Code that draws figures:
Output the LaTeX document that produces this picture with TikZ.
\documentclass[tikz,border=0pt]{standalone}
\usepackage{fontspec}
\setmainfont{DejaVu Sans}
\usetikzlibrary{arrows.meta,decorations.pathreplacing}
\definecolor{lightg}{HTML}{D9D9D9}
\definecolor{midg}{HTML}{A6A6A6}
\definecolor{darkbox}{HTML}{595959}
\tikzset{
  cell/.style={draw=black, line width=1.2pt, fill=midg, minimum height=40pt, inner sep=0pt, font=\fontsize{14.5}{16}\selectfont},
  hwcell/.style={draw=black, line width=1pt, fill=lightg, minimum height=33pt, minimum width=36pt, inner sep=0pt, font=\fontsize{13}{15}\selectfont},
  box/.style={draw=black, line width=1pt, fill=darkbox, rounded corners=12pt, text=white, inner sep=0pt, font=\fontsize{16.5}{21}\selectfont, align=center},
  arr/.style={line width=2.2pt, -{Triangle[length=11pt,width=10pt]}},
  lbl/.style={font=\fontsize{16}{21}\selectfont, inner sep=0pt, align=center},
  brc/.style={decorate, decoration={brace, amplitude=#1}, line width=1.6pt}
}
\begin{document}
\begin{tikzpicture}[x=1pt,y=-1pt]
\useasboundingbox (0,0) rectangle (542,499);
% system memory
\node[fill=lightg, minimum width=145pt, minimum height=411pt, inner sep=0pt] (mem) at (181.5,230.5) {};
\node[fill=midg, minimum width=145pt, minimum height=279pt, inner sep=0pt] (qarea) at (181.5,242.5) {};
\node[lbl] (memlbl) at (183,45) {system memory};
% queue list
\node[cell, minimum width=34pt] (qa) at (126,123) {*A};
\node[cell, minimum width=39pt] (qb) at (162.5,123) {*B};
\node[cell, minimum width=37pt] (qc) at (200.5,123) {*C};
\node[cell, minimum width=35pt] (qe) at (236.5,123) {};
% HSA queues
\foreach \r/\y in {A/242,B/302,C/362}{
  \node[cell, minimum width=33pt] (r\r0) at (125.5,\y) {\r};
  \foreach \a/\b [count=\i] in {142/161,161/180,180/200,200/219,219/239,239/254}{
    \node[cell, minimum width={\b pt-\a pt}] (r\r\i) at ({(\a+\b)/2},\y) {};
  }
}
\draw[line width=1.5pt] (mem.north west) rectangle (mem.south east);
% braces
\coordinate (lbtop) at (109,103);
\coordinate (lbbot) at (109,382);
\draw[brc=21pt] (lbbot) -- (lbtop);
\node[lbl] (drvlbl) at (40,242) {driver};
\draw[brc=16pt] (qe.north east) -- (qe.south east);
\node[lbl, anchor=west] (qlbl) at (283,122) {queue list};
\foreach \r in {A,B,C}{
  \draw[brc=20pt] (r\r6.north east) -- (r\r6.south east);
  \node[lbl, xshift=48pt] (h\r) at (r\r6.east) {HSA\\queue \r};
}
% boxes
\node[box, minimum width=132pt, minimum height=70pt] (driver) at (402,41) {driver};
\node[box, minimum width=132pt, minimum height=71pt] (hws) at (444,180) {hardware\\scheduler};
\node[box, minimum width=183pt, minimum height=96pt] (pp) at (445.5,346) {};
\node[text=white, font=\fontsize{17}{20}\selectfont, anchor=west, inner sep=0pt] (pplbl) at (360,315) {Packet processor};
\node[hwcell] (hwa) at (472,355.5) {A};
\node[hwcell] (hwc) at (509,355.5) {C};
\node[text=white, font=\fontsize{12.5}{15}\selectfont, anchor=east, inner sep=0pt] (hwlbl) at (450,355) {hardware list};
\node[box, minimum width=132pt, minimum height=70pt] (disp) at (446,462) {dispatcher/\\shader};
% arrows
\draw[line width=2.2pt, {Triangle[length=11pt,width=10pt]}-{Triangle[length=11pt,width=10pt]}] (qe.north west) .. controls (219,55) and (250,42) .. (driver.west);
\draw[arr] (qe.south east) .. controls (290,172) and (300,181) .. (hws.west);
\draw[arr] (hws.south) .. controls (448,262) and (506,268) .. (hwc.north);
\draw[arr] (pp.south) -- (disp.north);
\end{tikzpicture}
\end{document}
--
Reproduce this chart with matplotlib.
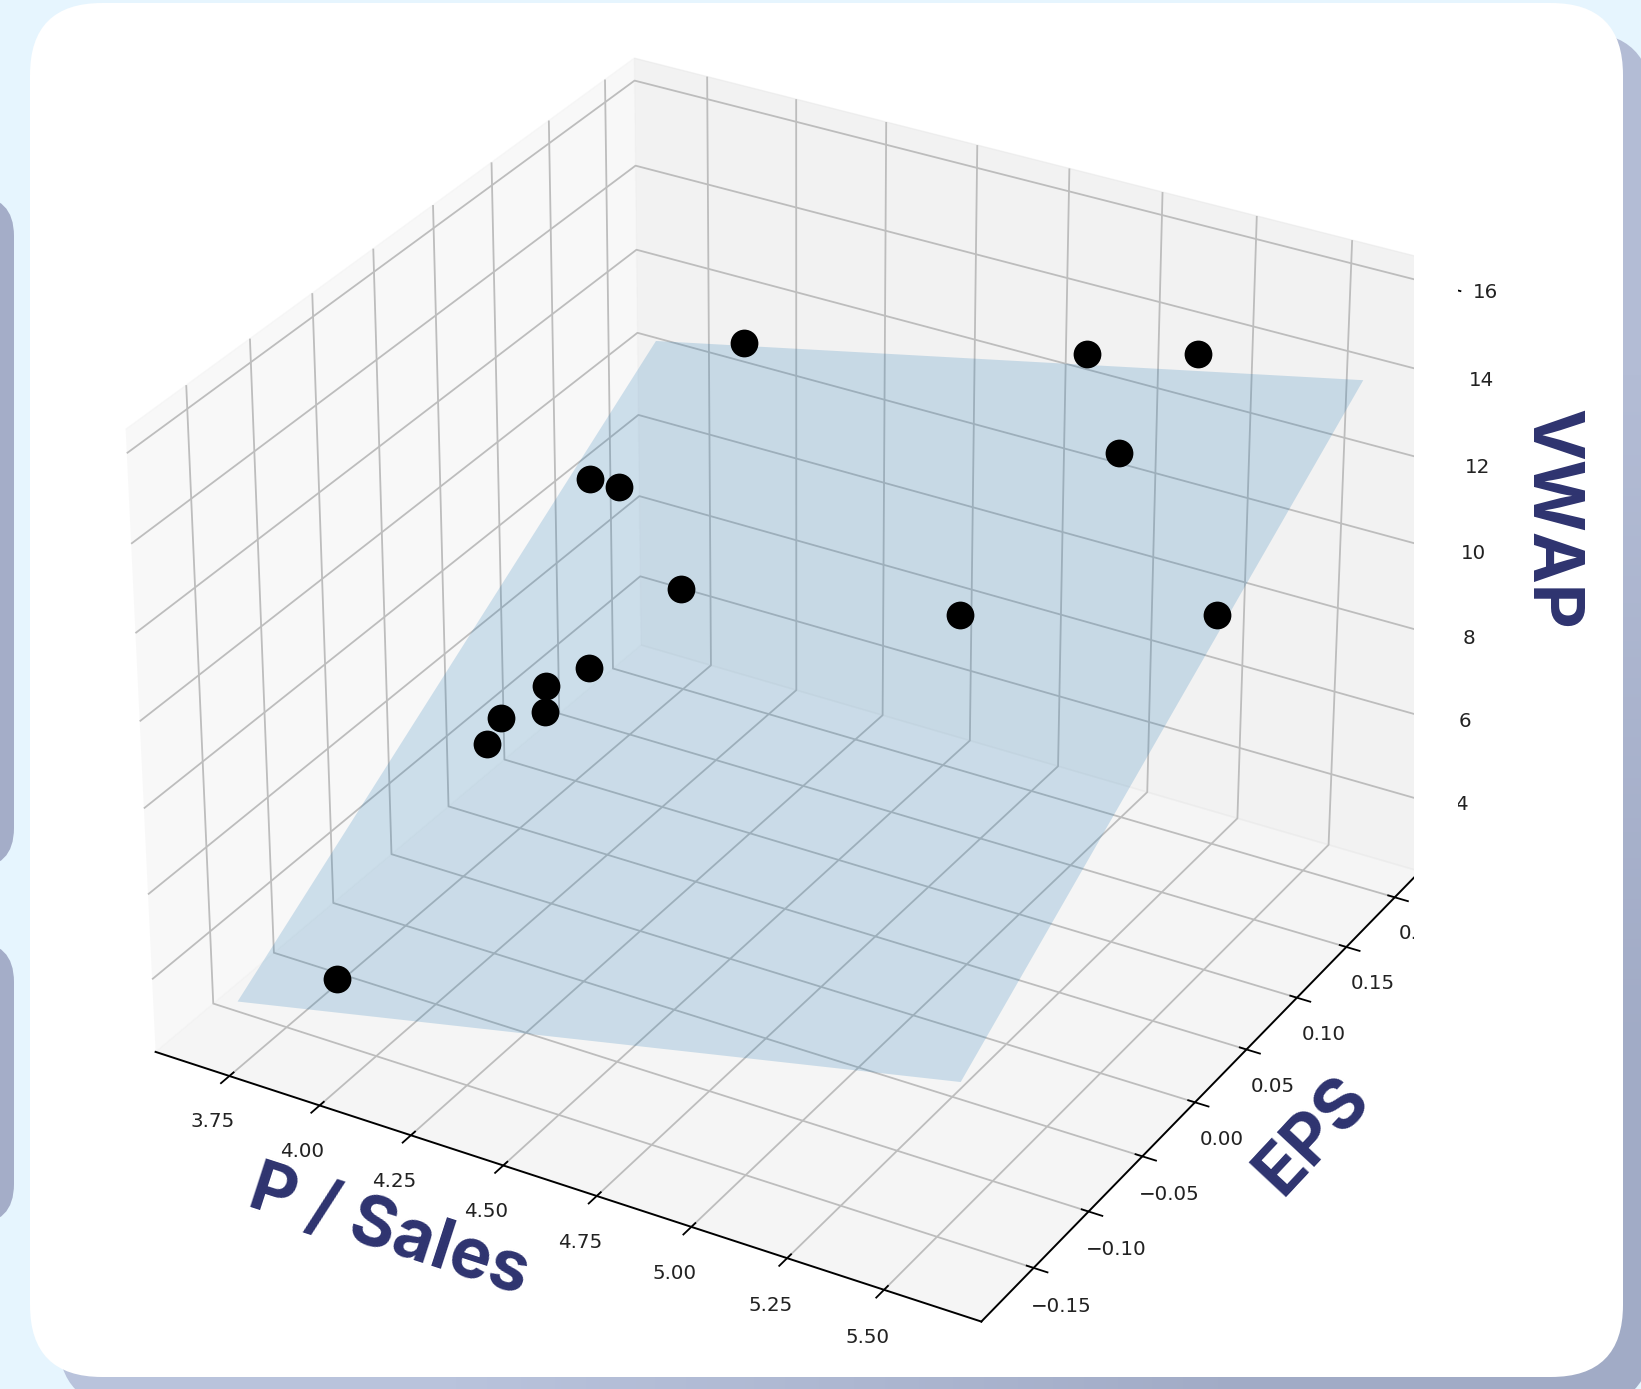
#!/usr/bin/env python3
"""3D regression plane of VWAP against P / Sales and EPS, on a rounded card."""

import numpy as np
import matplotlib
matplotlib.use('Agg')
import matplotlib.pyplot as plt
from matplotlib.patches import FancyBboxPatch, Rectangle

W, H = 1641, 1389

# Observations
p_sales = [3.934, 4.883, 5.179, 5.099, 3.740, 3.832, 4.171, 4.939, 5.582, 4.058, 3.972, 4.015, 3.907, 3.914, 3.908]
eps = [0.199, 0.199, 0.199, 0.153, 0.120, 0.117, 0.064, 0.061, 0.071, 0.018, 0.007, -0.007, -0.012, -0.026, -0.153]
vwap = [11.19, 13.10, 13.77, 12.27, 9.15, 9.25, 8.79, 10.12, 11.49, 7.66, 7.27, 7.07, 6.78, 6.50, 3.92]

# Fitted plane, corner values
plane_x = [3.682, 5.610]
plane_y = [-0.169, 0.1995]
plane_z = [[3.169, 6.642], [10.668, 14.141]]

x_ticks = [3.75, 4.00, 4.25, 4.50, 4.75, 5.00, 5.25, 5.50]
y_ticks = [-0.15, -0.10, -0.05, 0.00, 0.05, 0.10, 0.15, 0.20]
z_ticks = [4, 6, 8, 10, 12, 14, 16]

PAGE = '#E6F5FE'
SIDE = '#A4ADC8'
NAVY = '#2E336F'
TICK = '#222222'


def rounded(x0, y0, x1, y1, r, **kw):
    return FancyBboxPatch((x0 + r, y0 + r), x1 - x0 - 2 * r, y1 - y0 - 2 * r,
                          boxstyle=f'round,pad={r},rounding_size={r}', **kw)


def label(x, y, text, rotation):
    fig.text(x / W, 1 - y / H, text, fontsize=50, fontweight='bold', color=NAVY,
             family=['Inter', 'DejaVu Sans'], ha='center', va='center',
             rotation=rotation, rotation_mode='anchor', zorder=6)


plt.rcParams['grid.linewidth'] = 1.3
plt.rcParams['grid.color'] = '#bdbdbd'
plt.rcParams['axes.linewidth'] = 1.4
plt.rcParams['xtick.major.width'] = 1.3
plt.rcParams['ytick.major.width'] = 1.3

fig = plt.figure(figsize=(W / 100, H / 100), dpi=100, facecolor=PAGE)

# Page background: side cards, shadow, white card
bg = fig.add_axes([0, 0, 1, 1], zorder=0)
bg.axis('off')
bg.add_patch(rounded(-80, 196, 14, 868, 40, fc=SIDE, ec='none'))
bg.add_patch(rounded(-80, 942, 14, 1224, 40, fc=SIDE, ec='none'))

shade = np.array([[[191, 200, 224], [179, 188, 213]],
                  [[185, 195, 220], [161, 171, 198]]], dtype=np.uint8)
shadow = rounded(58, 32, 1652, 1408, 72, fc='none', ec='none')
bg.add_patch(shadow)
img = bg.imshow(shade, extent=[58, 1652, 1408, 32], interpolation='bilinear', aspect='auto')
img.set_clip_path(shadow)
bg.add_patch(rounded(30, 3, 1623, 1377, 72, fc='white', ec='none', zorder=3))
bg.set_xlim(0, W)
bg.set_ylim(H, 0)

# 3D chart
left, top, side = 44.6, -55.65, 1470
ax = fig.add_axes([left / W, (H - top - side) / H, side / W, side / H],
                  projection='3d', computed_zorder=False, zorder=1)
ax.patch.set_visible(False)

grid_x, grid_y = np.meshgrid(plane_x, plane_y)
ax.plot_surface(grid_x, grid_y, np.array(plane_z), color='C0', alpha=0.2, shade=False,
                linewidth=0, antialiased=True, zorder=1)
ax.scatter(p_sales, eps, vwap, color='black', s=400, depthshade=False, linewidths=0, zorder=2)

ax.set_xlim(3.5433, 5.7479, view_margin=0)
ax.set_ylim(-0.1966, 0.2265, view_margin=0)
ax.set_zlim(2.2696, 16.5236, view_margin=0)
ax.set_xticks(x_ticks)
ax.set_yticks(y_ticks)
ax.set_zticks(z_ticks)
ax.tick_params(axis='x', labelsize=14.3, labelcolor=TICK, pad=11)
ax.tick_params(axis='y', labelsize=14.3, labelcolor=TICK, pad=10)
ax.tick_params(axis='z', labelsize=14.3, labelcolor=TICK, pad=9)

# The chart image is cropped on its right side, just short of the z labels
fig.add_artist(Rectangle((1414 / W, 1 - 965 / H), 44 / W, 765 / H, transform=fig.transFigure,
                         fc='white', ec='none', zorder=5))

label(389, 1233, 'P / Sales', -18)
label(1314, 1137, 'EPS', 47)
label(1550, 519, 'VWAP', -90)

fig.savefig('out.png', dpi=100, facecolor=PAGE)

Short task:
In the listing above, find the line with "Reproduce this chart with matplotlib." and the line with "fig = plt.figure(figsize=(W". Copy both of them and every line between, exactly, but not the pictures.

Expected answer:
Reproduce this chart with matplotlib.
#!/usr/bin/env python3
"""3D regression plane of VWAP against P / Sales and EPS, on a rounded card."""

import numpy as np
import matplotlib
matplotlib.use('Agg')
import matplotlib.pyplot as plt
from matplotlib.patches import FancyBboxPatch, Rectangle

W, H = 1641, 1389

# Observations
p_sales = [3.934, 4.883, 5.179, 5.099, 3.740, 3.832, 4.171, 4.939, 5.582, 4.058, 3.972, 4.015, 3.907, 3.914, 3.908]
eps = [0.199, 0.199, 0.199, 0.153, 0.120, 0.117, 0.064, 0.061, 0.071, 0.018, 0.007, -0.007, -0.012, -0.026, -0.153]
vwap = [11.19, 13.10, 13.77, 12.27, 9.15, 9.25, 8.79, 10.12, 11.49, 7.66, 7.27, 7.07, 6.78, 6.50, 3.92]

# Fitted plane, corner values
plane_x = [3.682, 5.610]
plane_y = [-0.169, 0.1995]
plane_z = [[3.169, 6.642], [10.668, 14.141]]

x_ticks = [3.75, 4.00, 4.25, 4.50, 4.75, 5.00, 5.25, 5.50]
y_ticks = [-0.15, -0.10, -0.05, 0.00, 0.05, 0.10, 0.15, 0.20]
z_ticks = [4, 6, 8, 10, 12, 14, 16]

PAGE = '#E6F5FE'
SIDE = '#A4ADC8'
NAVY = '#2E336F'
TICK = '#222222'


def rounded(x0, y0, x1, y1, r, **kw):
    return FancyBboxPatch((x0 + r, y0 + r), x1 - x0 - 2 * r, y1 - y0 - 2 * r,
                          boxstyle=f'round,pad={r},rounding_size={r}', **kw)


def label(x, y, text, rotation):
    fig.text(x / W, 1 - y / H, text, fontsize=50, fontweight='bold', color=NAVY,
             family=['Inter', 'DejaVu Sans'], ha='center', va='center',
             rotation=rotation, rotation_mode='anchor', zorder=6)


plt.rcParams['grid.linewidth'] = 1.3
plt.rcParams['grid.color'] = '#bdbdbd'
plt.rcParams['axes.linewidth'] = 1.4
plt.rcParams['xtick.major.width'] = 1.3
plt.rcParams['ytick.major.width'] = 1.3

fig = plt.figure(figsize=(W / 100, H / 100), dpi=100, facecolor=PAGE)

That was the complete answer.